Reproduce the lines of the material exactly, excluding every image.

# RECORDED INFORMATION
'''

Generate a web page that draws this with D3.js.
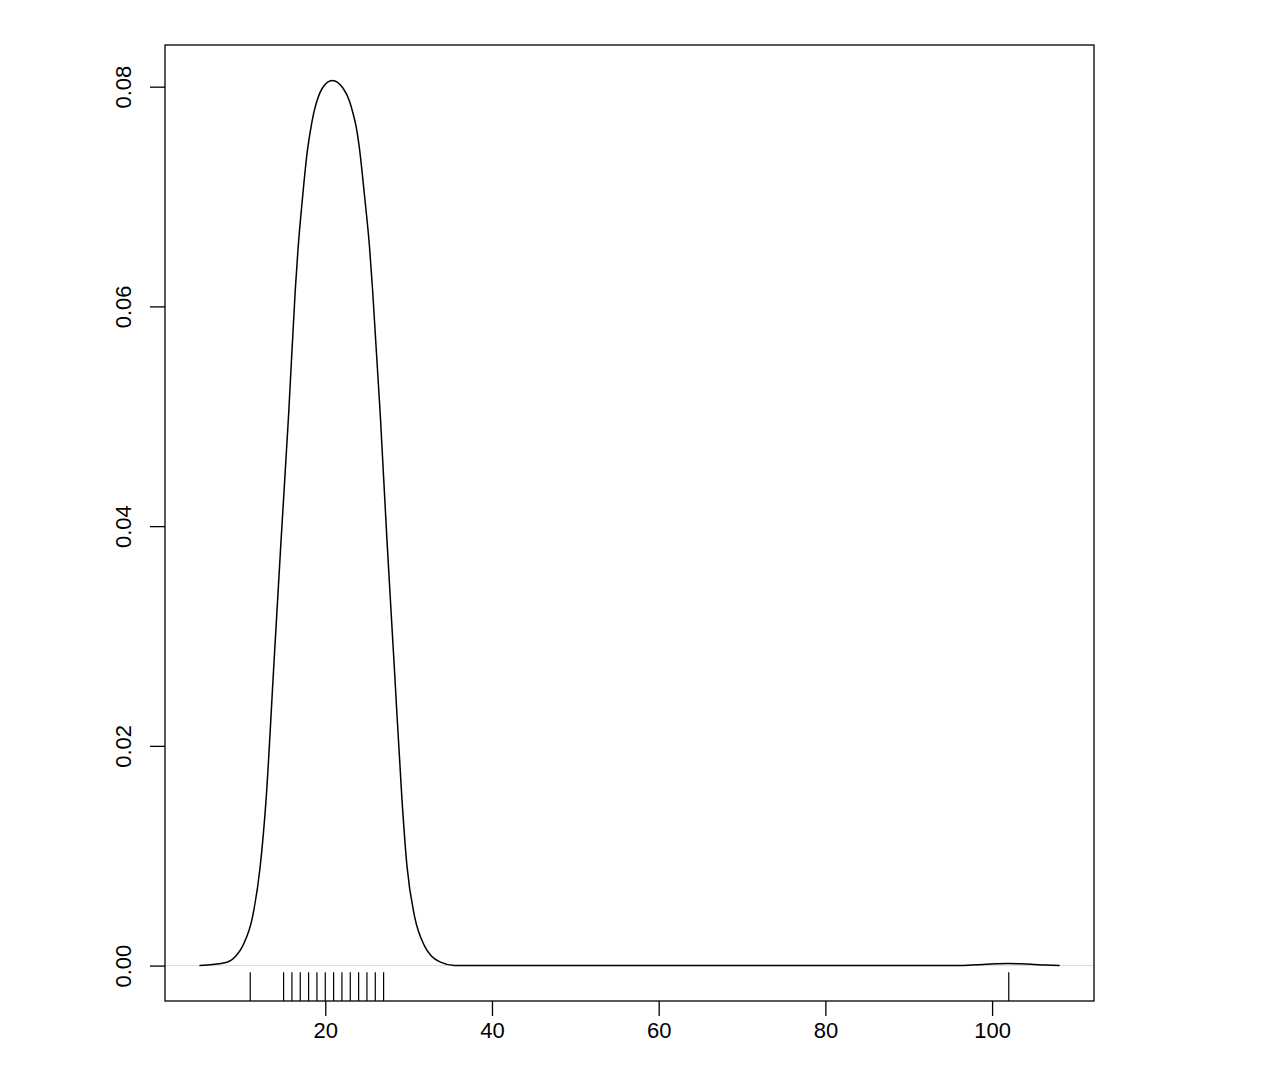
<!DOCTYPE html>
<html>
<head>
<meta charset="utf-8">
<script src="https://cdn.jsdelivr.net/npm/d3@7"></script>
<style>
  body { margin: 0; background: #fff; }
  text { font-family: "Liberation Sans", Arial, sans-serif; fill: #000; }
</style>
</head>
<body>
<div id="chart"></div>
<script>
// Density curve (x, density)
const densX = [4.9, 8.1, 9.3, 10.1, 11.3, 12.2, 12.9, 13.8, 14.7, 15.6, 16.4, 16.72, 17.24, 17.85, 18.24, 18.6, 19.0, 19.72, 20.84,
               22.12, 22.92, 23.32, 23.72, 24.08, 24.72, 25.32, 25.68, 26.6, 27.4, 28.3, 29.2, 29.8, 30.7, 31.9, 32.7, 33.9, 35.5,
               45, 60, 96, 97.5, 99, 100.5, 102, 103.5, 105, 106.5, 108.1];
const densY = [0.00001, 0.00029, 0.00089, 0.0018, 0.00452, 0.00907, 0.01513, 0.02694, 0.03875, 0.05011,
               0.06147, 0.06511, 0.06964, 0.07415, 0.0761, 0.07755, 0.0787, 0.07995, 0.08057,
               0.07988, 0.07866, 0.0776, 0.0763, 0.0745, 0.07, 0.0653, 0.06147, 0.05011, 0.03875, 0.02694,
               0.01513, 0.00907, 0.00452, 0.0018, 0.00089, 0.00029, 0.00001,
               0, 0, 0.00001, 0.00005, 0.00011, 0.00016, 0.00018, 0.00016, 0.00011, 0.00005, 0.00001];

// Rug: observed values
const rugValues = [11, 15, 16, 17, 18, 19, 20, 21, 22, 23, 24, 25, 26, 27, 102];

// Tick values
const xTicks = [20, 40, 60, 80, 100];
const yTicks = [0, 0.02, 0.04, 0.06, 0.08];

const W = 1288, H = 1078;
const MARGIN = { top: 45, right: 194, bottom: 77, left: 165 };
const plotW = W - MARGIN.left - MARGIN.right;
const plotH = H - MARGIN.top - MARGIN.bottom;

const points = densX.map((x, i) => ({ x, y: densY[i] }));

// R-style 4% axis extension
const xr = d3.extent(densX);
const xPad = (xr[1] - xr[0]) * 0.04;
const yMax = d3.max(densY);
const yPad = yMax * 0.04;

const x = d3.scaleLinear().domain([xr[0] - xPad, xr[1] + xPad]).range([0, plotW]);
const y = d3.scaleLinear().domain([0 - yPad, yMax + yPad]).range([plotH, 0]);

const svg = d3.select('#chart').append('svg')
    .attr('width', W)
    .attr('height', H);

const g = svg.append('g')
    .attr('transform', `translate(${MARGIN.left},${MARGIN.top})`);

// zero line
g.append('line')
    .attr('x1', 0).attr('x2', plotW)
    .attr('y1', y(0)).attr('y2', y(0))
    .attr('stroke', '#dcdcdc')
    .attr('stroke-width', 1);

// density line
const line = d3.line()
    .x(d => x(d.x))
    .y(d => y(d.y))
    .curve(d3.curveMonotoneX);

g.append('path')
    .datum(points)
    .attr('fill', 'none')
    .attr('stroke', '#000')
    .attr('stroke-width', 1.5)
    .attr('d', line);

// rug
const rugLen = plotH * 0.03;
g.selectAll('line.rug')
    .data(rugValues)
    .enter()
    .append('line')
    .attr('class', 'rug')
    .attr('x1', d => x(d)).attr('x2', d => x(d))
    .attr('y1', plotH).attr('y2', plotH - rugLen)
    .attr('stroke', '#000')
    .attr('stroke-width', 1.2);

// box
g.append('rect')
    .attr('x', 0).attr('y', 0)
    .attr('width', plotW).attr('height', plotH)
    .attr('fill', 'none')
    .attr('stroke', '#000')
    .attr('stroke-width', 1.3);

// x axis
const xAxis = g.append('g')
    .attr('transform', `translate(0,${plotH})`)
    .call(d3.axisBottom(x).tickValues(xTicks).tickSize(15).tickSizeOuter(0).tickPadding(6).tickFormat(d3.format('d')));
xAxis.select('.domain').remove();
xAxis.selectAll('.tick line').attr('stroke', '#000').attr('stroke-width', 1.3);
xAxis.selectAll('.tick text')
    .style('font-family', '"Liberation Sans", Arial, sans-serif')
    .style('font-size', '22px')
    .attr('fill', '#000');

// y axis
const yAxis = g.append('g')
    .call(d3.axisLeft(y).tickValues(yTicks).tickSize(15).tickSizeOuter(0).tickFormat(d3.format('.2f')));
yAxis.select('.domain').remove();
yAxis.selectAll('.tick line').attr('stroke', '#000').attr('stroke-width', 1.3);
yAxis.selectAll('.tick text')
    .attr('x', null).attr('dy', null)
    .attr('transform', 'translate(-42,0) rotate(-90)')
    .attr('text-anchor', 'middle')
    .attr('dominant-baseline', 'central')
    .style('font-family', '"Liberation Sans", Arial, sans-serif')
    .style('font-size', '22px')
    .attr('fill', '#000');
</script>
</body>
</html>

'''

# SOLUTION TO THIS PROBLEM
Generate a web page that draws this with D3.js.
<!DOCTYPE html>
<html>
<head>
<meta charset="utf-8">
<script src="https://cdn.jsdelivr.net/npm/d3@7"></script>
<style>
  body { margin: 0; background: #fff; }
  text { font-family: "Liberation Sans", Arial, sans-serif; fill: #000; }
</style>
</head>
<body>
<div id="chart"></div>
<script>
// Density curve (x, density)
const densX = [4.9, 8.1, 9.3, 10.1, 11.3, 12.2, 12.9, 13.8, 14.7, 15.6, 16.4, 16.72, 17.24, 17.85, 18.24, 18.6, 19.0, 19.72, 20.84,
               22.12, 22.92, 23.32, 23.72, 24.08, 24.72, 25.32, 25.68, 26.6, 27.4, 28.3, 29.2, 29.8, 30.7, 31.9, 32.7, 33.9, 35.5,
               45, 60, 96, 97.5, 99, 100.5, 102, 103.5, 105, 106.5, 108.1];
const densY = [0.00001, 0.00029, 0.00089, 0.0018, 0.00452, 0.00907, 0.01513, 0.02694, 0.03875, 0.05011,
               0.06147, 0.06511, 0.06964, 0.07415, 0.0761, 0.07755, 0.0787, 0.07995, 0.08057,
               0.07988, 0.07866, 0.0776, 0.0763, 0.0745, 0.07, 0.0653, 0.06147, 0.05011, 0.03875, 0.02694,
               0.01513, 0.00907, 0.00452, 0.0018, 0.00089, 0.00029, 0.00001,
               0, 0, 0.00001, 0.00005, 0.00011, 0.00016, 0.00018, 0.00016, 0.00011, 0.00005, 0.00001];

// Rug: observed values
const rugValues = [11, 15, 16, 17, 18, 19, 20, 21, 22, 23, 24, 25, 26, 27, 102];

// Tick values
const xTicks = [20, 40, 60, 80, 100];
const yTicks = [0, 0.02, 0.04, 0.06, 0.08];

const W = 1288, H = 1078;
const MARGIN = { top: 45, right: 194, bottom: 77, left: 165 };
const plotW = W - MARGIN.left - MARGIN.right;
const plotH = H - MARGIN.top - MARGIN.bottom;

const points = densX.map((x, i) => ({ x, y: densY[i] }));

// R-style 4% axis extension
const xr = d3.extent(densX);
const xPad = (xr[1] - xr[0]) * 0.04;
const yMax = d3.max(densY);
const yPad = yMax * 0.04;

const x = d3.scaleLinear().domain([xr[0] - xPad, xr[1] + xPad]).range([0, plotW]);
const y = d3.scaleLinear().domain([0 - yPad, yMax + yPad]).range([plotH, 0]);

const svg = d3.select('#chart').append('svg')
    .attr('width', W)
    .attr('height', H);

const g = svg.append('g')
    .attr('transform', `translate(${MARGIN.left},${MARGIN.top})`);

// zero line
g.append('line')
    .attr('x1', 0).attr('x2', plotW)
    .attr('y1', y(0)).attr('y2', y(0))
    .attr('stroke', '#dcdcdc')
    .attr('stroke-width', 1);

// density line
const line = d3.line()
    .x(d => x(d.x))
    .y(d => y(d.y))
    .curve(d3.curveMonotoneX);

g.append('path')
    .datum(points)
    .attr('fill', 'none')
    .attr('stroke', '#000')
    .attr('stroke-width', 1.5)
    .attr('d', line);

// rug
const rugLen = plotH * 0.03;
g.selectAll('line.rug')
    .data(rugValues)
    .enter()
    .append('line')
    .attr('class', 'rug')
    .attr('x1', d => x(d)).attr('x2', d => x(d))
    .attr('y1', plotH).attr('y2', plotH - rugLen)
    .attr('stroke', '#000')
    .attr('stroke-width', 1.2);

// box
g.append('rect')
    .attr('x', 0).attr('y', 0)
    .attr('width', plotW).attr('height', plotH)
    .attr('fill', 'none')
    .attr('stroke', '#000')
    .attr('stroke-width', 1.3);

// x axis
const xAxis = g.append('g')
    .attr('transform', `translate(0,${plotH})`)
    .call(d3.axisBottom(x).tickValues(xTicks).tickSize(15).tickSizeOuter(0).tickPadding(6).tickFormat(d3.format('d')));
xAxis.select('.domain').remove();
xAxis.selectAll('.tick line').attr('stroke', '#000').attr('stroke-width', 1.3);
xAxis.selectAll('.tick text')
    .style('font-family', '"Liberation Sans", Arial, sans-serif')
    .style('font-size', '22px')
    .attr('fill', '#000');

// y axis
const yAxis = g.append('g')
    .call(d3.axisLeft(y).tickValues(yTicks).tickSize(15).tickSizeOuter(0).tickFormat(d3.format('.2f')));
yAxis.select('.domain').remove();
yAxis.selectAll('.tick line').attr('stroke', '#000').attr('stroke-width', 1.3);
yAxis.selectAll('.tick text')
    .attr('x', null).attr('dy', null)
    .attr('transform', 'translate(-42,0) rotate(-90)')
    .attr('text-anchor', 'middle')
    .attr('dominant-baseline', 'central')
    .style('font-family', '"Liberation Sans", Arial, sans-serif')
    .style('font-size', '22px')
    .attr('fill', '#000');
</script>
</body>
</html>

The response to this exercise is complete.